A spin-off of the orders is that Nautic Africa expects to create 100 jobs over the next two years in the Cape Town area. To ensure that its workforce has the requisite skills to meet the global standards expected by its clients, Nautic Africa will embark on an aggressive apprenticeship programme to train fabricators, welders and general artisans.
While tackling the challenge of designing a vessel with the ability to address the current offshore security issues in the Gulf of Guinea, Nautic Africa’s in-house design team collaborated with a Cape Town-based naval architect. The new 35-metre Fast Patrol Vessels will have the capability of much larger, more expensive vessels.
They will utilise the South African-developed Nautic ‘Super Shield’ Ballistic Protection system, and will be sold with a multitude of role capabilities, key being the Nautic Fast Deployable Interceptors (FDI), vessels known as Guardians.
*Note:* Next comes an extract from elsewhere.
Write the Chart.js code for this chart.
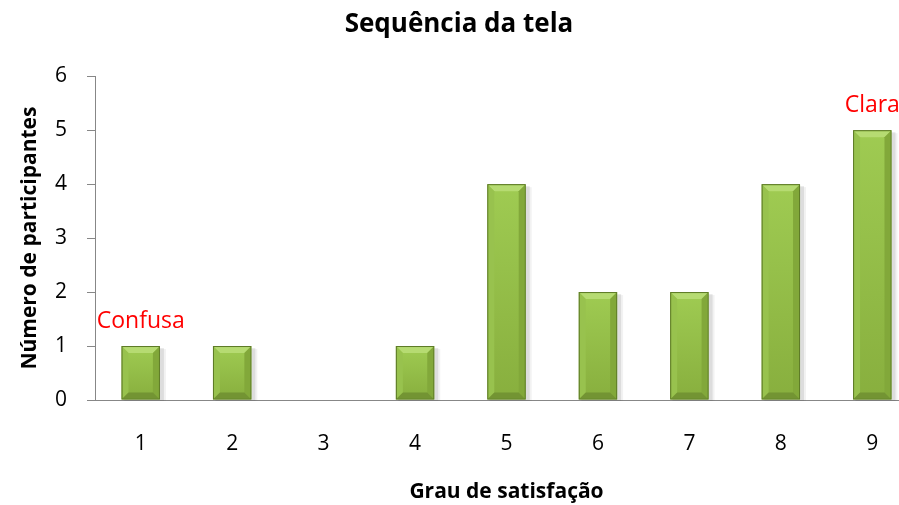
<!DOCTYPE html>
<html>
<head>
<meta charset="utf-8">
<script src="https://cdn.jsdelivr.net/npm/chart.js@4"></script>
<style>
  html, body { margin: 0; padding: 0; background: #fff; }
  #wrap { width: 899px; height: 505px; overflow: hidden; }
  canvas { display: block; }
</style>
</head>
<body>
<div id="wrap"><canvas id="chart" width="918" height="505"></canvas></div>
<script>
const categories = ["1", "2", "3", "4", "5", "6", "7", "8", "9"];
const participants = [1, 1, 0, 1, 4, 2, 2, 4, 5];
const yTicks = [0, 1, 2, 3, 4, 5, 6];
const notes = [
  { index: 0, value: 1.45, text: "Confusa" },
  { index: 8, value: 5.45, text: "Clara" },
];

const FONT = "'Open Sans', 'Liberation Sans', sans-serif";

// bevel look of the bars + their soft shadow
const bevelPlugin = {
  id: "bevel",
  beforeDatasetsDraw(chart) {
    const { ctx } = chart;
    const meta = chart.getDatasetMeta(0);
    ctx.save();
    for (const bar of meta.data) {
      const { x, y, base, width } = bar.getProps(["x", "y", "base", "width"], true);
      if (base - y < 1) continue;
      const left = x - width / 2;
      ctx.fillStyle = "rgba(0,0,0,0.09)";
      ctx.fillRect(left + 2, y + 2, width + 2, base - y - 1);
      ctx.fillStyle = "rgba(0,0,0,0.05)";
      ctx.fillRect(left + 3, y + 3, width + 3, base - y - 2);
    }
    ctx.restore();
  },
  afterDatasetsDraw(chart) {
    const { ctx } = chart;
    const meta = chart.getDatasetMeta(0);
    ctx.save();
    for (const bar of meta.data) {
      const { x, y, base, width } = bar.getProps(["x", "y", "base", "width"], true);
      const h = base - y;
      if (h < 1) continue;
      const l = x - width / 2 + 1;
      const r = x + width / 2 - 1;
      const t = y + 1;
      const b = base - 1;
      const bv = Math.min(6, h / 3);

      const grad = ctx.createLinearGradient(0, t, 0, b);
      grad.addColorStop(0, "#9fcb52");
      grad.addColorStop(1, "#88af3e");
      ctx.fillStyle = grad;
      ctx.fillRect(l, t, r - l, b - t);

      // top bevel
      ctx.fillStyle = "#b6db72";
      ctx.beginPath();
      ctx.moveTo(l, t); ctx.lineTo(r, t); ctx.lineTo(r - bv, t + bv); ctx.lineTo(l + bv, t + bv);
      ctx.closePath(); ctx.fill();
      // left bevel
      ctx.fillStyle = "#98c24e";
      ctx.beginPath();
      ctx.moveTo(l, t); ctx.lineTo(l + bv, t + bv); ctx.lineTo(l + bv, b - bv); ctx.lineTo(l, b);
      ctx.closePath(); ctx.fill();
      // right bevel
      ctx.fillStyle = "#82a83a";
      ctx.beginPath();
      ctx.moveTo(r, t); ctx.lineTo(r - bv, t + bv); ctx.lineTo(r - bv, b - bv); ctx.lineTo(r, b);
      ctx.closePath(); ctx.fill();
      // bottom bevel
      ctx.fillStyle = "#739433";
      ctx.beginPath();
      ctx.moveTo(l, b); ctx.lineTo(r, b); ctx.lineTo(r - bv, b - bv); ctx.lineTo(l + bv, b - bv);
      ctx.closePath(); ctx.fill();

      ctx.strokeStyle = "#5d7a27";
      ctx.lineWidth = 1;
      ctx.strokeRect(l - 0.5, t - 0.5, r - l + 1, b - t + 1);
    }

    // red labels
    const xs = chart.scales.x;
    const ys = chart.scales.y;
    ctx.fillStyle = "#ff0000";
    ctx.font = "23px " + FONT;
    ctx.textAlign = "center";
    ctx.textBaseline = "middle";
    for (const n of notes) {
      ctx.fillText(n.text, xs.getPixelForValue(n.index), ys.getPixelForValue(n.value));
    }
    ctx.restore();
  },
};

new Chart(document.getElementById("chart"), {
  type: "bar",
  data: {
    labels: categories,
    datasets: [{
      data: participants,
      backgroundColor: "#8fb843",
      borderWidth: 0,
      barPercentage: 0.7,
      categoryPercentage: 0.6,
    }],
  },
  options: {
    responsive: false,
    animation: false,
    layout: { padding: { left: 0, right: 0, top: 0, bottom: 0 } },
    plugins: {
      legend: { display: false },
      tooltip: { enabled: false },
      title: {
        display: true,
        text: "Sequência da tela",
        color: "#000",
        font: { family: FONT, size: 26, weight: "bold" },
        padding: { top: 9, bottom: 36 },
      },
    },
    scales: {
      x: {
        afterFit: (scale) => { scale.height = 105; },
        grid: { display: false, drawTicks: false },
        border: { color: "#878787", width: 1 },
        ticks: { color: "#000", font: { family: FONT, size: 21 }, padding: 31 },
        title: {
          display: true,
          text: "Grau de satisfação",
          color: "#000",
          font: { family: FONT, size: 21, weight: "bold" },
          padding: { top: 0, bottom: 0 },
        },
      },
      y: {
        min: 0,
        max: 6,
        afterFit: (scale) => { scale.width = 95; },
        afterBuildTicks: (scale) => { scale.ticks = yTicks.map((v) => ({ value: v })); },
        grid: { drawOnChartArea: false, tickLength: 8, color: "#878787" },
        border: { color: "#878787", width: 1 },
        ticks: { color: "#000", font: { family: FONT, size: 21 }, padding: 20 },
        title: {
          display: true,
          text: "Número de participantes",
          color: "#000",
          font: { family: FONT, size: 21, weight: "bold" },
          padding: { top: 17, bottom: 0 },
        },
      },
    },
  },
  plugins: [bevelPlugin],
});
</script>
</body>
</html>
These interceptors incorporate a beyond-horizon, mother/daughter communication interface with the mother ship. They will be powered by a Swedish Marine Diesel 500HP inboard engine, coupled to either a surface-piercing MSA propeller drive, or a jet drive, that is capable of powering the nine-metre craft up to speeds of more than 50 knots.
“The majority of territorial water off-shore threats are from largely indistinguishable craft less than 12 metres in length,” said Fisher. “The FDIs, which are deployable in minutes, enhance the patrol effectiveness of offshore assets and enable personnel to communicate with small fishing boats and/or make arrests at sea level. This makes policing safer and more effective.”
The new class of vessel that is being built to meet the West African order represents the first of various Proudly South African vessel developments at Nautic Africa. The project also demonstrates real activity and growth between South Africa and the rest of Africa.